● PROBLEM DESCRIPTION
Repeat all of the material below exactly as written, images excluded.

● DATASET EXCERPT
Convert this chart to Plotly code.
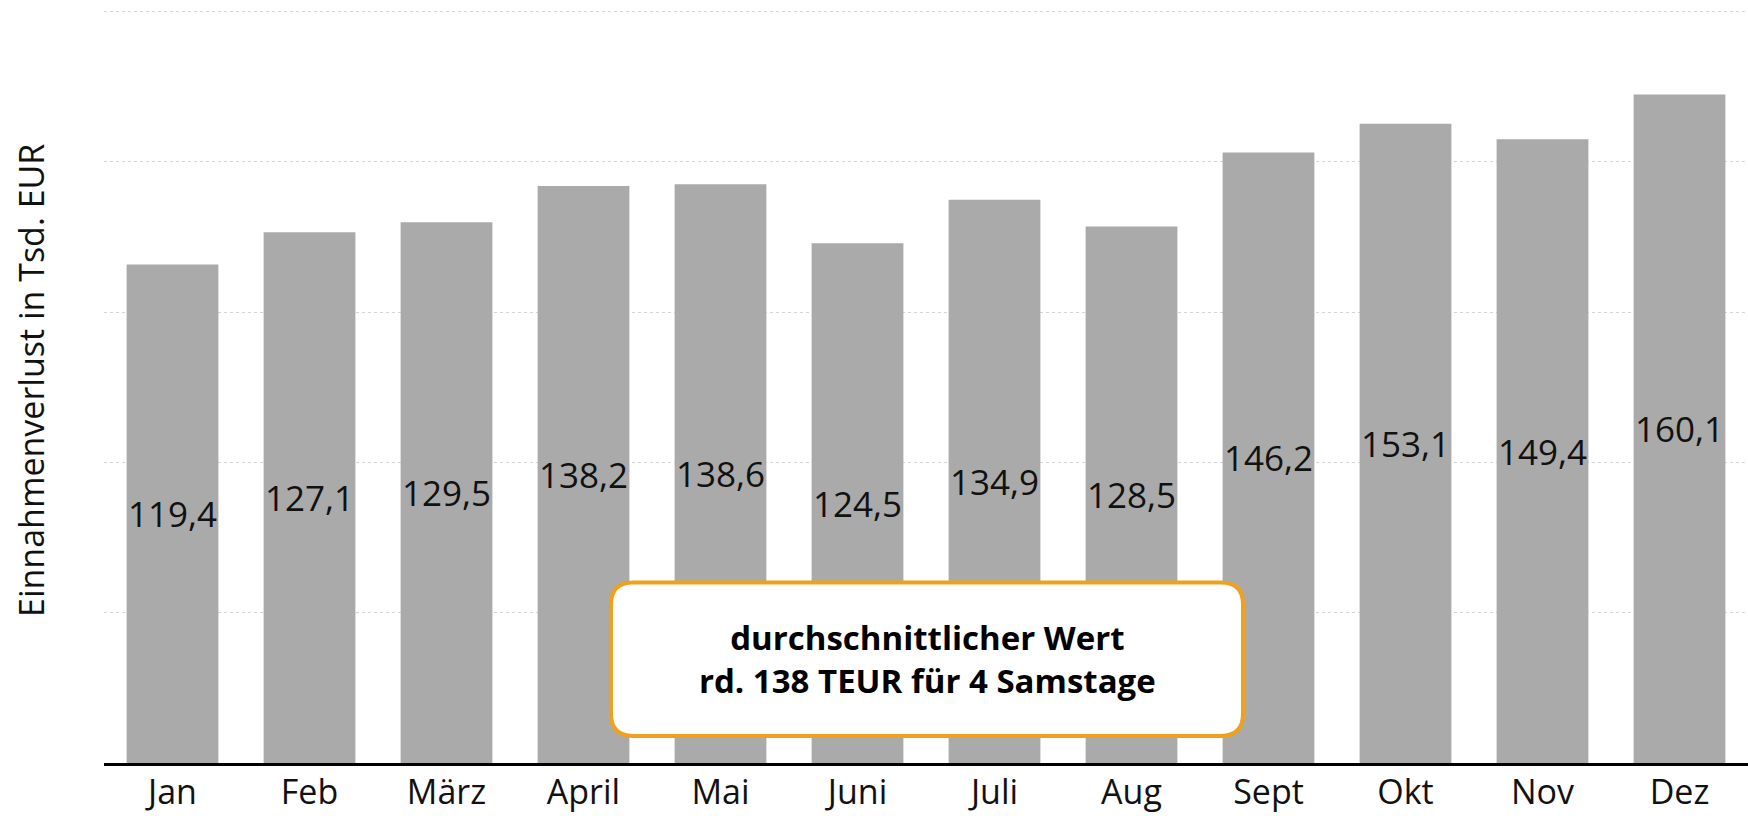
import plotly.graph_objects as go

months = ["Jan", "Feb", "März", "April", "Mai", "Juni", "Juli", "Aug", "Sept", "Okt", "Nov", "Dez"]
values = [119.4, 127.1, 129.5, 138.2, 138.6, 124.5, 134.9, 128.5, 146.2, 153.1, 149.4, 160.1]
labels = [f"{v:.1f}".replace(".", ",") for v in values]
grid_vals = [0, 36, 72, 108, 144, 180]
y_title = "Einnahmenverlust in Tsd. EUR"
box_text = "<b>durchschnittlicher Wert<br>rd. 138 TEUR für 4 Samstage</b>"

FONT = "Open Sans"

fig = go.Figure(go.Bar(
    x=months, y=values, text=labels,
    textposition="inside", insidetextanchor="middle", constraintext="none",
    textangle=0,
    textfont=dict(family=FONT, size=35, color="#111111"),
    marker=dict(color="#AAAAAA", line=dict(width=0)),
    hoverinfo="skip",
))

# rounded box (paper coords)
W, H = 1644, 752
x0, x1 = (611 - 104) / W, (1243 - 104) / W
y0, y1 = (763 - 736) / H, (763 - 583) / H
rx, ry = 22 / W, 22 / H
path = (f"M {x0+rx},{y0} L {x1-rx},{y0} Q {x1},{y0} {x1},{y0+ry} "
        f"L {x1},{y1-ry} Q {x1},{y1} {x1-rx},{y1} L {x0+rx},{y1} "
        f"Q {x0},{y1} {x0},{y1-ry} L {x0},{y0+ry} Q {x0},{y0} {x0+rx},{y0} Z")
fig.add_shape(type="path", path=path, xref="paper", yref="paper",
              fillcolor="white", line=dict(color="#F0A11C", width=4), layer="above")
fig.add_annotation(x=(x0 + x1) / 2, y=(y0 + y1) / 2, xref="paper", yref="paper",
                   text=box_text, showarrow=False, align="center",
                   xanchor="center", yanchor="middle",
                   font=dict(family=FONT, size=33, color="#000000"))
fig.add_annotation(x=(31 - 104) / W, y=(763 - 382) / H, xref="paper", yref="paper", text=y_title,
                   textangle=-90, showarrow=False, xanchor="center", yanchor="middle",
                   font=dict(family=FONT, size=34, color="#111111"))

fig.update_layout(
    width=1748, height=816,
    margin=dict(l=104, r=0, t=9, b=53),
    paper_bgcolor="white", plot_bgcolor="white",
    bargap=0.33, showlegend=False,
    xaxis=dict(showline=True, linecolor="#000000", linewidth=3, ticks="",
               tickfont=dict(family=FONT, size=34, color="#111111"),
               ticklabelstandoff=-3,
               showgrid=False, automargin=False),
    yaxis=dict(range=[0, 180.6], tickvals=grid_vals, showticklabels=False,
               showgrid=True, gridcolor="#D4D4D4", griddash="dot", gridwidth=1,
               zeroline=False, showline=False, automargin=False),
)

fig.write_html("out.html", config={"displayModeBar": False},
               post_script="document.body.style.margin='0';document.body.style.overflow='hidden';")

● FINAL RESULT
Convert this chart to Plotly code.
import plotly.graph_objects as go

months = ["Jan", "Feb", "März", "April", "Mai", "Juni", "Juli", "Aug", "Sept", "Okt", "Nov", "Dez"]
values = [119.4, 127.1, 129.5, 138.2, 138.6, 124.5, 134.9, 128.5, 146.2, 153.1, 149.4, 160.1]
labels = [f"{v:.1f}".replace(".", ",") for v in values]
grid_vals = [0, 36, 72, 108, 144, 180]
y_title = "Einnahmenverlust in Tsd. EUR"
box_text = "<b>durchschnittlicher Wert<br>rd. 138 TEUR für 4 Samstage</b>"

FONT = "Open Sans"

fig = go.Figure(go.Bar(
    x=months, y=values, text=labels,
    textposition="inside", insidetextanchor="middle", constraintext="none",
    textangle=0,
    textfont=dict(family=FONT, size=35, color="#111111"),
    marker=dict(color="#AAAAAA", line=dict(width=0)),
    hoverinfo="skip",
))

# rounded box (paper coords)
W, H = 1644, 752
x0, x1 = (611 - 104) / W, (1243 - 104) / W
y0, y1 = (763 - 736) / H, (763 - 583) / H
rx, ry = 22 / W, 22 / H
path = (f"M {x0+rx},{y0} L {x1-rx},{y0} Q {x1},{y0} {x1},{y0+ry} "
        f"L {x1},{y1-ry} Q {x1},{y1} {x1-rx},{y1} L {x0+rx},{y1} "
        f"Q {x0},{y1} {x0},{y1-ry} L {x0},{y0+ry} Q {x0},{y0} {x0+rx},{y0} Z")
fig.add_shape(type="path", path=path, xref="paper", yref="paper",
              fillcolor="white", line=dict(color="#F0A11C", width=4), layer="above")
fig.add_annotation(x=(x0 + x1) / 2, y=(y0 + y1) / 2, xref="paper", yref="paper",
                   text=box_text, showarrow=False, align="center",
                   xanchor="center", yanchor="middle",
                   font=dict(family=FONT, size=33, color="#000000"))
fig.add_annotation(x=(31 - 104) / W, y=(763 - 382) / H, xref="paper", yref="paper", text=y_title,
                   textangle=-90, showarrow=False, xanchor="center", yanchor="middle",
                   font=dict(family=FONT, size=34, color="#111111"))

fig.update_layout(
    width=1748, height=816,
    margin=dict(l=104, r=0, t=9, b=53),
    paper_bgcolor="white", plot_bgcolor="white",
    bargap=0.33, showlegend=False,
    xaxis=dict(showline=True, linecolor="#000000", linewidth=3, ticks="",
               tickfont=dict(family=FONT, size=34, color="#111111"),
               ticklabelstandoff=-3,
               showgrid=False, automargin=False),
    yaxis=dict(range=[0, 180.6], tickvals=grid_vals, showticklabels=False,
               showgrid=True, gridcolor="#D4D4D4", griddash="dot", gridwidth=1,
               zeroline=False, showline=False, automargin=False),
)

fig.write_html("out.html", config={"displayModeBar": False},
               post_script="document.body.style.margin='0';document.body.style.overflow='hidden';")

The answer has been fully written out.